Written exercise: Starting with the first line of the listing, quote each line exactly until and including the one with "(0,0) rectangle (2655,1291);", leaving pictures out.

Recorded information:
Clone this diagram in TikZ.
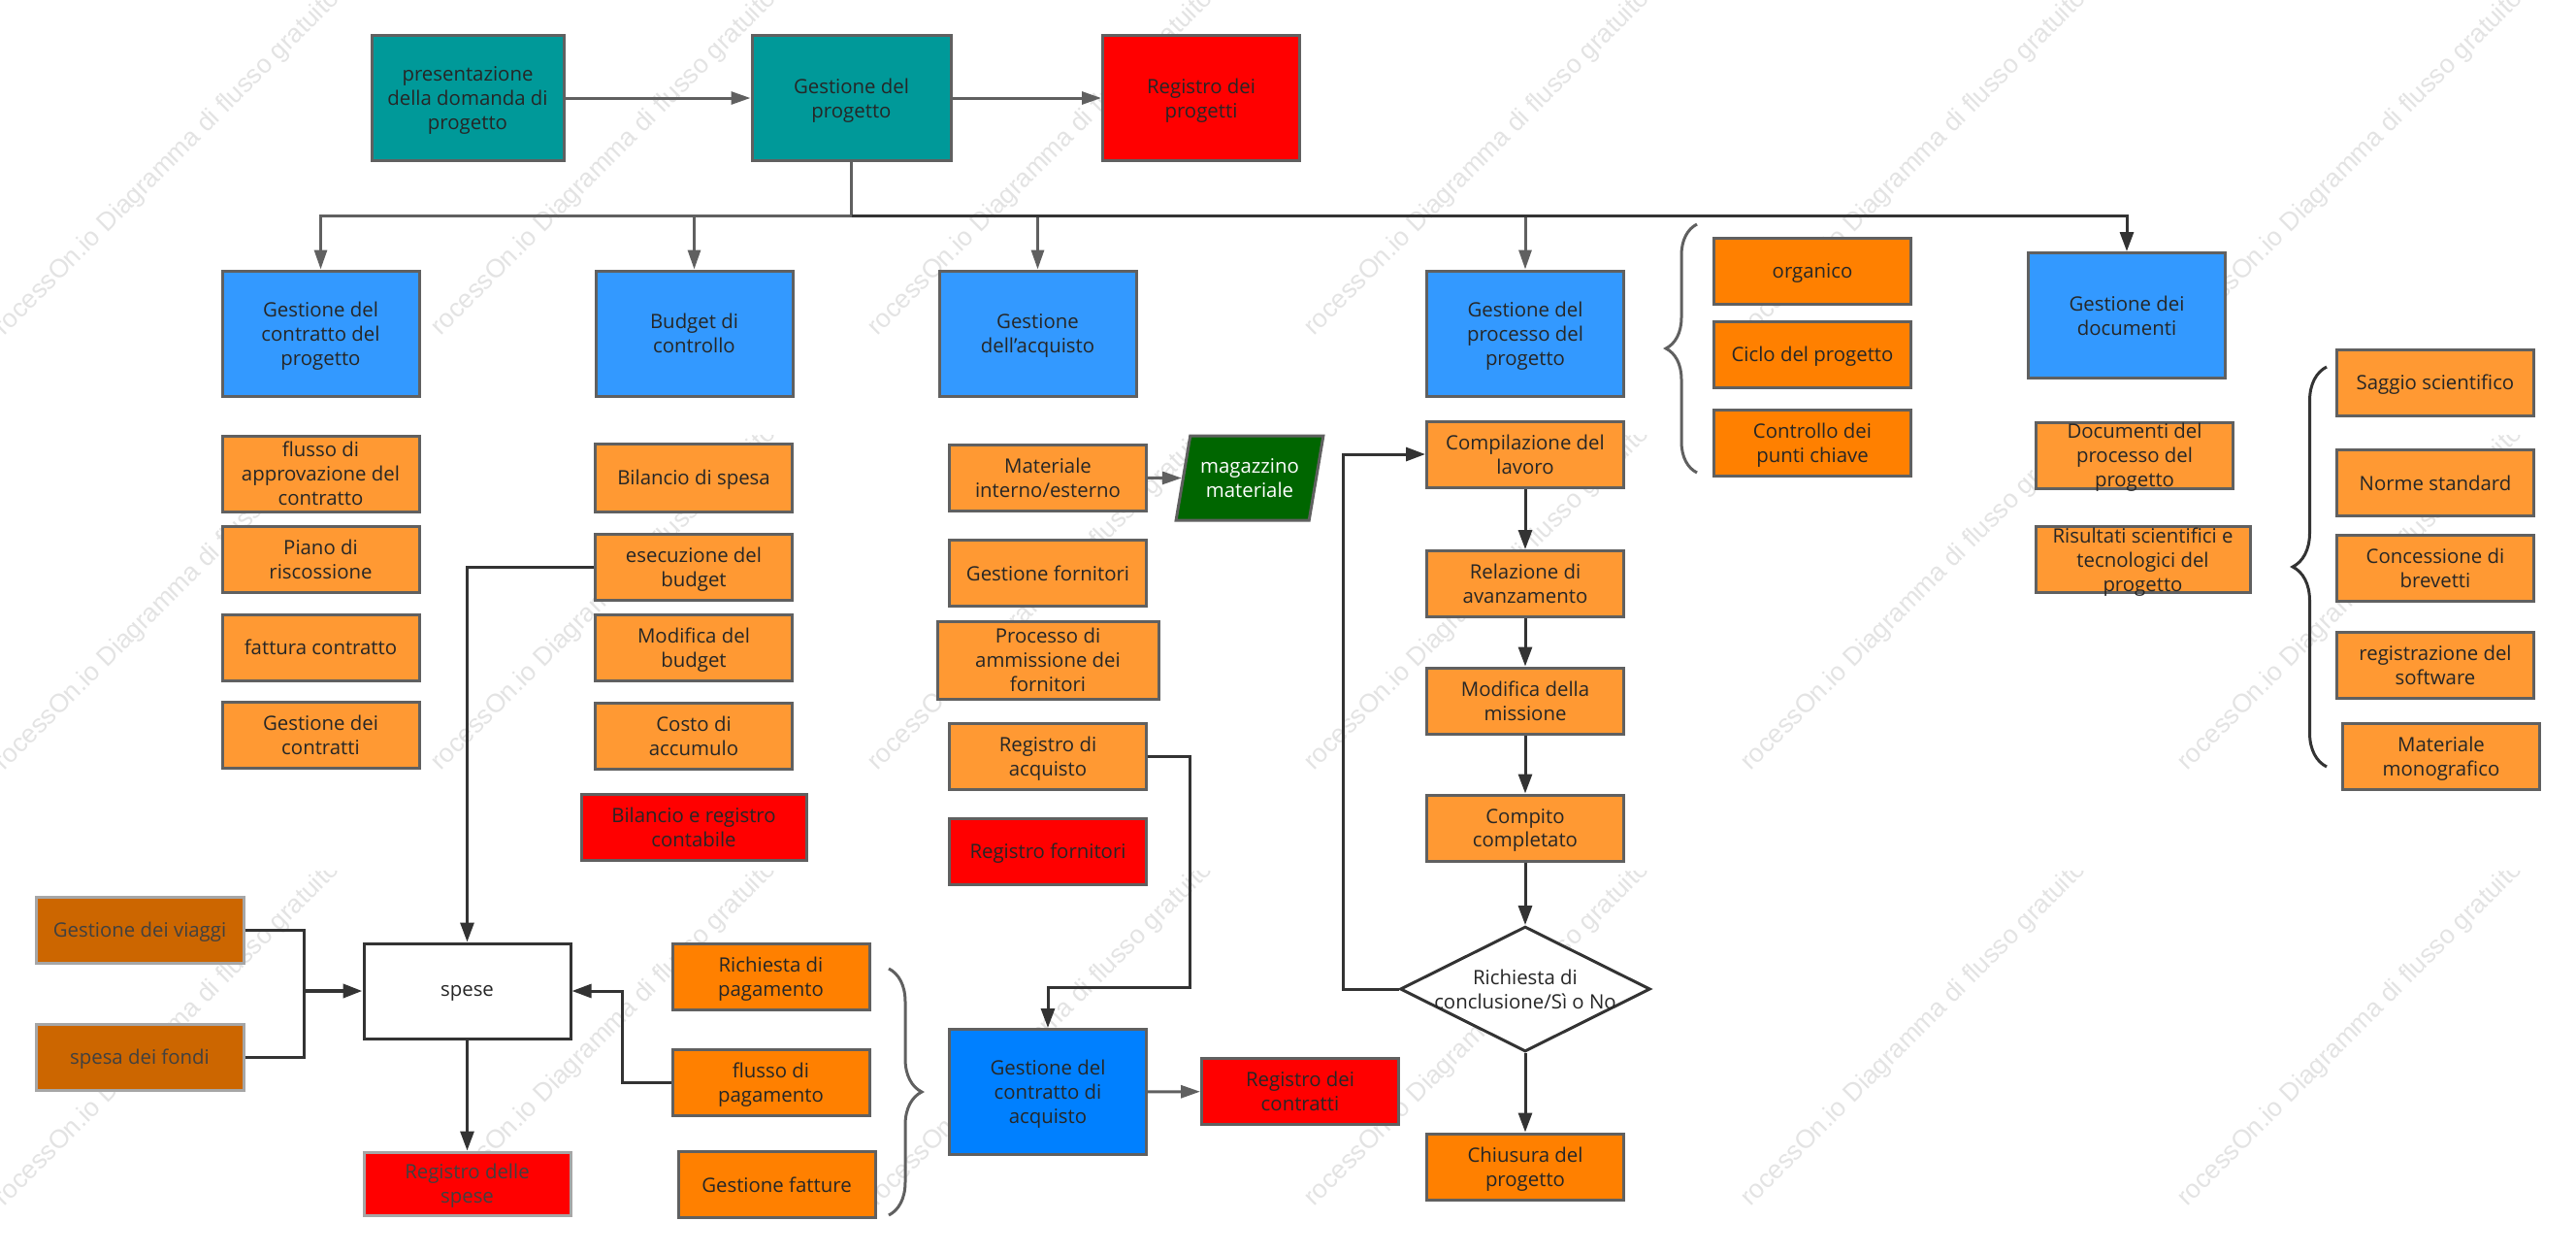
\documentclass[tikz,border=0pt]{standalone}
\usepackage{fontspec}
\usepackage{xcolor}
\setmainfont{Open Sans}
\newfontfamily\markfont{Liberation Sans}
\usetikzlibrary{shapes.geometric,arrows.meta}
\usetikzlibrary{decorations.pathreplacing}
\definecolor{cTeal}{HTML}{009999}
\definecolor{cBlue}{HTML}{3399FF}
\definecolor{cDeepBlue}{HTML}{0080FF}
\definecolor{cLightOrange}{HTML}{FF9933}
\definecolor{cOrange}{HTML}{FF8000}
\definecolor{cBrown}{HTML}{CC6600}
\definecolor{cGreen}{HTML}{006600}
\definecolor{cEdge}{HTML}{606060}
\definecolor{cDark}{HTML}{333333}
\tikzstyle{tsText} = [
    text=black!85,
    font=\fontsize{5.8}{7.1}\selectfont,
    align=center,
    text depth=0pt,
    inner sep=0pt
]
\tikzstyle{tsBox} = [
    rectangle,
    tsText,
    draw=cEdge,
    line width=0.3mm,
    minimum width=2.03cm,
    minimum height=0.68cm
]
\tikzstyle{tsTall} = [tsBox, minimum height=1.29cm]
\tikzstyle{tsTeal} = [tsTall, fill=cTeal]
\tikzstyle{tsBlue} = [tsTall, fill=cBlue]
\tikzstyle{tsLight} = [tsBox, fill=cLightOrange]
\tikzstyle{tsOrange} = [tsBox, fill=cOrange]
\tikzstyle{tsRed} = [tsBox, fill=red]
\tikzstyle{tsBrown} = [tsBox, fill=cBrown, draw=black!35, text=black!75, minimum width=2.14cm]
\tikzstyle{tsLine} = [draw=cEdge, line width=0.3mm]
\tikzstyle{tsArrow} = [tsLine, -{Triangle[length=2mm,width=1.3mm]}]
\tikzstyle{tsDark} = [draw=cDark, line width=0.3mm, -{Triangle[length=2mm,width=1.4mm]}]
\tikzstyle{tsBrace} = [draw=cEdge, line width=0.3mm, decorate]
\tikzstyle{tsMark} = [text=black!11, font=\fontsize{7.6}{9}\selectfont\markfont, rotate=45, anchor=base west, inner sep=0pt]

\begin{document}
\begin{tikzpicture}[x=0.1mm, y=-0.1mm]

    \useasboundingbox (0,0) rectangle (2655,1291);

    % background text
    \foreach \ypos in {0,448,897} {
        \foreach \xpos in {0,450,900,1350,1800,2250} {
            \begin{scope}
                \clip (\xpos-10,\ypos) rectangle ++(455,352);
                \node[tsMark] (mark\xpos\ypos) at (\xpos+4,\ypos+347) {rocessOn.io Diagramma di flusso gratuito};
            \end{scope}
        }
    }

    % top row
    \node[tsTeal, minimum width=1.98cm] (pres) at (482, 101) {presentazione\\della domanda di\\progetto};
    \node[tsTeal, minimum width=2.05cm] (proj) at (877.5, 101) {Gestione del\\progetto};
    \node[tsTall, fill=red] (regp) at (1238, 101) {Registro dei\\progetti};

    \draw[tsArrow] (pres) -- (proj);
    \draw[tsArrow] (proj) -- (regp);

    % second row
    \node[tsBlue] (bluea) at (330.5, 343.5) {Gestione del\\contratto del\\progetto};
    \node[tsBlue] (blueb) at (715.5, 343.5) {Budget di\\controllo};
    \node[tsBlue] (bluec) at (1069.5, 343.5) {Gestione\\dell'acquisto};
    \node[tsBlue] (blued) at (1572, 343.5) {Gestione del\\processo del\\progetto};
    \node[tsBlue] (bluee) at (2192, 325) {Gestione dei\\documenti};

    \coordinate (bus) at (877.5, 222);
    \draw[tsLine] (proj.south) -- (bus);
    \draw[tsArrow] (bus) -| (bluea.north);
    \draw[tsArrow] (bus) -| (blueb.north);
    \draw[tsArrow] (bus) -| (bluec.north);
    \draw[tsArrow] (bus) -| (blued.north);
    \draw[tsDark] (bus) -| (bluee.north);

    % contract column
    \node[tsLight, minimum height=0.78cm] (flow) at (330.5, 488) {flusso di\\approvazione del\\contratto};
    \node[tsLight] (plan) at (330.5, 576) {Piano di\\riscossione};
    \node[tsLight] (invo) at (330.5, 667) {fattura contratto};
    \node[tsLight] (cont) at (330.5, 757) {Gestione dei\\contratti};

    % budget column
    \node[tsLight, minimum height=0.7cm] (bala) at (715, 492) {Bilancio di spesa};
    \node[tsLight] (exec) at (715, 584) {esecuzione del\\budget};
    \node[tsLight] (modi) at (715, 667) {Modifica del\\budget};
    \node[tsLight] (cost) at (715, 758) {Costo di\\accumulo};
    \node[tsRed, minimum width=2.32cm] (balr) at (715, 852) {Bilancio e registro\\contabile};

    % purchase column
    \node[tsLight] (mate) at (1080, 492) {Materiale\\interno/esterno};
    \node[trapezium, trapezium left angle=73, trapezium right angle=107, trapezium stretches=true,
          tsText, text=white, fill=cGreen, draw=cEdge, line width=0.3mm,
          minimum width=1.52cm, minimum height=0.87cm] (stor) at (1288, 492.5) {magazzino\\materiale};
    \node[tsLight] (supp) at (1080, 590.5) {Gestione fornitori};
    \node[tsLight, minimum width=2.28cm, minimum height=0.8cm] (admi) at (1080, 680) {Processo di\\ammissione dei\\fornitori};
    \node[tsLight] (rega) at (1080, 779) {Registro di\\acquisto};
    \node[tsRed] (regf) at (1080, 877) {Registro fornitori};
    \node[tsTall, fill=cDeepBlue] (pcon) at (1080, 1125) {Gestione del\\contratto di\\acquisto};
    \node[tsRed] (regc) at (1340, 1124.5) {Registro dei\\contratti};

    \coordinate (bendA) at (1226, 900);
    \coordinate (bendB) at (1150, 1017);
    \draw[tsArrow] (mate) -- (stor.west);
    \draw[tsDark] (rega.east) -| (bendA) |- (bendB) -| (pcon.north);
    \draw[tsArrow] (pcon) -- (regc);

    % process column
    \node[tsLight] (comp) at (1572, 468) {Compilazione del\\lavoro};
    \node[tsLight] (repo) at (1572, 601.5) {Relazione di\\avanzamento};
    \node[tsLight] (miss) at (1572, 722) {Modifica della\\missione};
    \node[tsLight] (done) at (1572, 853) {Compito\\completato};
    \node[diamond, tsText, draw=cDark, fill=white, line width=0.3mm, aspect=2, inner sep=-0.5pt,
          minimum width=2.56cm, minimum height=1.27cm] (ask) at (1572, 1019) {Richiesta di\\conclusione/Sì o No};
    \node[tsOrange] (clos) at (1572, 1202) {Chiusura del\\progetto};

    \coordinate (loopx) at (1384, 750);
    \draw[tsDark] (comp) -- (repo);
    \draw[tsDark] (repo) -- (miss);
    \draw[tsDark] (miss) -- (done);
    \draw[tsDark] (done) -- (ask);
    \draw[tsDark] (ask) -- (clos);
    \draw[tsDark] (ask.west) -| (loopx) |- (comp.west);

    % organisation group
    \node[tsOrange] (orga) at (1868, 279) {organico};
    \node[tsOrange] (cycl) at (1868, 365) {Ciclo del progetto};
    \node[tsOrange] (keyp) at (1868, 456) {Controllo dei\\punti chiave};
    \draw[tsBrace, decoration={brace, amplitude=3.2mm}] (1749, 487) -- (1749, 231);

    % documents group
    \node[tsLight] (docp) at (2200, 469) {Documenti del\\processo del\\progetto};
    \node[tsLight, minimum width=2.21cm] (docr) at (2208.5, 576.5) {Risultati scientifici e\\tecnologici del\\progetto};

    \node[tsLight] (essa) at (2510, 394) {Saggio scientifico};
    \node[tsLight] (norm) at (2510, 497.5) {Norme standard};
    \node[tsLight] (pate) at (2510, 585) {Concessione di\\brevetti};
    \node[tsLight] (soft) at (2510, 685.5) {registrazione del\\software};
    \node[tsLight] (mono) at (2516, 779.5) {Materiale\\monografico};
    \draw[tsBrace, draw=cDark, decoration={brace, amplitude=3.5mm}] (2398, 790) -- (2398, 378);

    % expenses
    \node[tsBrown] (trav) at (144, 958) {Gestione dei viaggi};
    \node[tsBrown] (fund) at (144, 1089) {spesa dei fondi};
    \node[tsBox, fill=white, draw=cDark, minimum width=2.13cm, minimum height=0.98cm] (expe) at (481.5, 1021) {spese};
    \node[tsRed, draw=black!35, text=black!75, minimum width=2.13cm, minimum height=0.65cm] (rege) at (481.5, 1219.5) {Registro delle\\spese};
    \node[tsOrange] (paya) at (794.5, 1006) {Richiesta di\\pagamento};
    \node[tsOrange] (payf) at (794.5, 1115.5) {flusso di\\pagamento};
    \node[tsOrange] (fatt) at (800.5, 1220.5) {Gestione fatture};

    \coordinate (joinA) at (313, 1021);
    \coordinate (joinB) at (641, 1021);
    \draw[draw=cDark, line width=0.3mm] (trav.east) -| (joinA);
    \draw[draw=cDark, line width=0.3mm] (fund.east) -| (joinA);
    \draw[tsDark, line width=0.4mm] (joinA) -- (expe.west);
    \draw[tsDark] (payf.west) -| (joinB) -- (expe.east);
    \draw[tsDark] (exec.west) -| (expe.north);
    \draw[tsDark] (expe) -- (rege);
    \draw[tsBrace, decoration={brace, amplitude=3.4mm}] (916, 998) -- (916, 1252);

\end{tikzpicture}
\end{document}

Response to this exercise:
Clone this diagram in TikZ.
\documentclass[tikz,border=0pt]{standalone}
\usepackage{fontspec}
\usepackage{xcolor}
\setmainfont{Open Sans}
\newfontfamily\markfont{Liberation Sans}
\usetikzlibrary{shapes.geometric,arrows.meta}
\usetikzlibrary{decorations.pathreplacing}
\definecolor{cTeal}{HTML}{009999}
\definecolor{cBlue}{HTML}{3399FF}
\definecolor{cDeepBlue}{HTML}{0080FF}
\definecolor{cLightOrange}{HTML}{FF9933}
\definecolor{cOrange}{HTML}{FF8000}
\definecolor{cBrown}{HTML}{CC6600}
\definecolor{cGreen}{HTML}{006600}
\definecolor{cEdge}{HTML}{606060}
\definecolor{cDark}{HTML}{333333}
\tikzstyle{tsText} = [
    text=black!85,
    font=\fontsize{5.8}{7.1}\selectfont,
    align=center,
    text depth=0pt,
    inner sep=0pt
]
\tikzstyle{tsBox} = [
    rectangle,
    tsText,
    draw=cEdge,
    line width=0.3mm,
    minimum width=2.03cm,
    minimum height=0.68cm
]
\tikzstyle{tsTall} = [tsBox, minimum height=1.29cm]
\tikzstyle{tsTeal} = [tsTall, fill=cTeal]
\tikzstyle{tsBlue} = [tsTall, fill=cBlue]
\tikzstyle{tsLight} = [tsBox, fill=cLightOrange]
\tikzstyle{tsOrange} = [tsBox, fill=cOrange]
\tikzstyle{tsRed} = [tsBox, fill=red]
\tikzstyle{tsBrown} = [tsBox, fill=cBrown, draw=black!35, text=black!75, minimum width=2.14cm]
\tikzstyle{tsLine} = [draw=cEdge, line width=0.3mm]
\tikzstyle{tsArrow} = [tsLine, -{Triangle[length=2mm,width=1.3mm]}]
\tikzstyle{tsDark} = [draw=cDark, line width=0.3mm, -{Triangle[length=2mm,width=1.4mm]}]
\tikzstyle{tsBrace} = [draw=cEdge, line width=0.3mm, decorate]
\tikzstyle{tsMark} = [text=black!11, font=\fontsize{7.6}{9}\selectfont\markfont, rotate=45, anchor=base west, inner sep=0pt]

\begin{document}
\begin{tikzpicture}[x=0.1mm, y=-0.1mm]

    \useasboundingbox (0,0) rectangle (2655,1291);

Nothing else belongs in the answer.